Another attempt to address interconnection challenges is a proposal from PJM, the Reliability Resource Initiative. It would allow projects that provide reliability to move more quickly through the interconnection process, Glick said.
The impact of resilience funding on small utilities
In addition to efforts to speed interconnection, issues that are now moving clean energy forward include resilience funding from the federal Department of Energy (DOE), said Terry. The 5-year, $2.5 billion DOE Grid Resilience Utility and Industry Grants have gone mostly to small utilities and states. “That’s hugely positive,” Terry said. The Grid Resilience and Innovative Partnerships Program (GRIP) has also been helpful, he said. That program aims to accelerate reliability projects to provide reliable, clean and affordable electricity to all American communities.

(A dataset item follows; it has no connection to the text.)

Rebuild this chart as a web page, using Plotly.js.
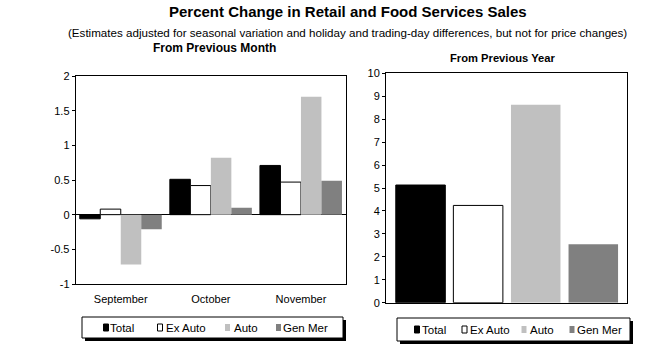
<!DOCTYPE html>
<html>
<head>
<meta charset="utf-8">
<script src="https://cdn.plot.ly/plotly-3.0.1.min.js"></script>
<style>
  html, body { margin: 0; padding: 0; background: #ffffff; }
  #chart { width: 650px; height: 356px; }
</style>
</head>
<body>
<div id="chart"></div>
<script>
// ---- Data ----
const months = ['September', 'October', 'November'];
const seriesNames = ['Total', 'Ex Auto', 'Auto', 'Gen Mer'];
const monthTotal = [-0.06, 0.51, 0.71];
const monthExAuto = [0.08, 0.42, 0.47];
const monthAuto = [-0.72, 0.82, 1.70];
const monthGenMer = [-0.21, 0.10, 0.49];
const yearValues = [5.13, 4.24, 8.63, 2.55];
const monthTickVals = [-1, -0.5, 0, 0.5, 1, 1.5, 2];
const monthTickText = ['-1', '-0.5', '0', '0.5', '1', '1.5', '2'];
const yearTickVals = [0, 1, 2, 3, 4, 5, 6, 7, 8, 9, 10];
const yearTickText = ['0', '1', '2', '3', '4', '5', '6', '7', '8', '9', '10'];

// ---- Styles ----
const W = 650, H = 356;
const FONT = 'Liberation Sans, Arial, Helvetica, sans-serif';
const fills = ['#000000', '#ffffff', '#c0c0c0', '#808080'];
const lineW = [1, 1, 0, 0];
const px = x => x / W;
const py = y => 1 - y / H;

const monthSeries = [monthTotal, monthExAuto, monthAuto, monthGenMer];
const traces = [];
monthSeries.forEach((vals, i) => {
  traces.push({
    type: 'bar', name: seriesNames[i], x: months, y: vals,
    xaxis: 'x', yaxis: 'y',
    marker: { color: fills[i], line: { color: '#000000', width: lineW[i] } },
    showlegend: false, hoverinfo: 'x+y+name'
  });
});
yearValues.forEach((v, i) => {
  traces.push({
    type: 'bar', name: seriesNames[i], x: [seriesNames[i]], y: [v],
    xaxis: 'x2', yaxis: 'y2', offsetgroup: 'year', width: 0.86,
    marker: { color: fills[i], line: { color: '#000000', width: lineW[i] } },
    showlegend: false, hoverinfo: 'y+name'
  });
});

// ---- Legend boxes (drawn) ----
const shapes = [];
const annotations = [];
function legendBox(x0, y0, x1, y1, items) {
  shapes.push({ type: 'rect', xref: 'paper', yref: 'paper',
    x0: px(x0 + 3), x1: px(x1 + 3), y0: py(y1 + 3), y1: py(y0 + 3),
    fillcolor: '#000000', line: { width: 0 } });
  shapes.push({ type: 'rect', xref: 'paper', yref: 'paper',
    x0: px(x0), x1: px(x1), y0: py(y1), y1: py(y0),
    fillcolor: '#ffffff', line: { color: '#000000', width: 1 } });
  const yc = (y0 + y1) / 2;
  items.forEach((it, i) => {
    shapes.push({ type: 'rect', xref: 'paper', yref: 'paper',
      x0: px(it.sx), x1: px(it.sx + 5), y0: py(yc + 3.5), y1: py(yc - 3.5),
      fillcolor: fills[i], line: { color: '#000000', width: lineW[i] } });
    annotations.push({ xref: 'paper', yref: 'paper', x: px(it.tx), y: py(yc),
      xanchor: 'left', yanchor: 'middle', showarrow: false,
      text: seriesNames[i], font: { family: FONT, size: 11.5, color: '#000000' } });
  });
}
legendBox(82, 317, 343, 338, [
  { sx: 103.5, tx: 108 }, { sx: 157.5, tx: 163.5 }, { sx: 225, tx: 231.5 }, { sx: 276, tx: 281 }
]);
legendBox(397, 318, 630, 341, [
  { sx: 414.5, tx: 420 }, { sx: 462, tx: 467.5 }, { sx: 521.5, tx: 527.5 }, { sx: 569.5, tx: 574.5 }
]);

// ---- Titles ----
annotations.push({ xref: 'paper', yref: 'paper', x: px(348), y: py(12), xanchor: 'center', yanchor: 'middle',
  showarrow: false, text: '<b>Percent Change in Retail and Food Services Sales</b>',
  font: { family: FONT, size: 15, color: '#000000' } });
annotations.push({ xref: 'paper', yref: 'paper', x: px(347), y: py(32), xanchor: 'center', yanchor: 'middle',
  showarrow: false, text: '(Estimates adjusted for seasonal variation and holiday and trading-day differences, but not for price changes)',
  font: { family: FONT, size: 11.6, color: '#000000' } });
annotations.push({ xref: 'paper', yref: 'paper', x: px(214), y: py(48), xanchor: 'center', yanchor: 'middle',
  showarrow: false, text: '<b>From Previous Month</b>',
  font: { family: FONT, size: 12, color: '#000000' } });
annotations.push({ xref: 'paper', yref: 'paper', x: px(503), y: py(58), xanchor: 'center', yanchor: 'middle',
  showarrow: false, text: '<b>From Previous Year</b>',
  font: { family: FONT, size: 11.2, color: '#000000' } });

const axisCommon = {
  showline: true, mirror: true, linecolor: '#000000', linewidth: 1,
  showgrid: false, fixedrange: true,
  tickfont: { family: FONT, size: 11, color: '#000000' }
};

const layout = {
  width: W, height: H,
  margin: { l: 0, r: 0, t: 0, b: 0 },
  paper_bgcolor: '#ffffff', plot_bgcolor: '#ffffff',
  barmode: 'group', bargap: 0.09, bargroupgap: 0,
  showlegend: false,
  font: { family: FONT, color: '#000000' },
  xaxis: Object.assign({}, axisCommon, {
    domain: [px(75.7), px(346)], anchor: 'y', type: 'category',
    ticks: '', ticklabelstandoff: 5, zeroline: false
  }),
  yaxis: Object.assign({}, axisCommon, {
    domain: [py(284), py(76)], anchor: 'x', range: [-1, 2],
    tickvals: monthTickVals, ticktext: monthTickText,
    ticks: 'outside', ticklen: 3, tickcolor: '#000000',
    zeroline: true, zerolinecolor: '#000000', zerolinewidth: 1
  }),
  xaxis2: Object.assign({}, axisCommon, {
    domain: [px(386), px(626.7)], anchor: 'y2', type: 'category',
    range: [-0.6, 3.58], showticklabels: false, ticks: '', zeroline: false
  }),
  yaxis2: Object.assign({}, axisCommon, {
    domain: [py(302.7), py(73.3)], anchor: 'x2', range: [0, 10],
    tickvals: yearTickVals, ticktext: yearTickText,
    ticks: 'outside', ticklen: 3, tickcolor: '#000000', zeroline: false
  }),
  shapes: shapes,
  annotations: annotations
};

Plotly.newPlot('chart', traces, layout, { displayModeBar: false, staticPlot: true });
</script>
</body>
</html>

Overall, project development has accelerated recently as developers have rushed to finish projects before Trump takes office and possibly changes tax policy, Martin said.
While projects move forward, so does the electricity demand from data centers and electrification efforts. It’s important to keep an eye on the cost of adding resources to meet that demand, Sandberg said.
How will meeting electricity demand impact rates?
“The data center explosion and demand has changed the power landscape in the U.S.,” he said. “It remains to be seen how it will flow down to ratepayers.” It’s quicker to build renewable energy projects than fossil projects but transmission is a challenge for renewable energy, he added.
Also uncertain is exactly how the new administration will decide to address clean energy.
“It will take a while to figure out how the new people in leadership will behave and what their priorities will be,” Sandberg said.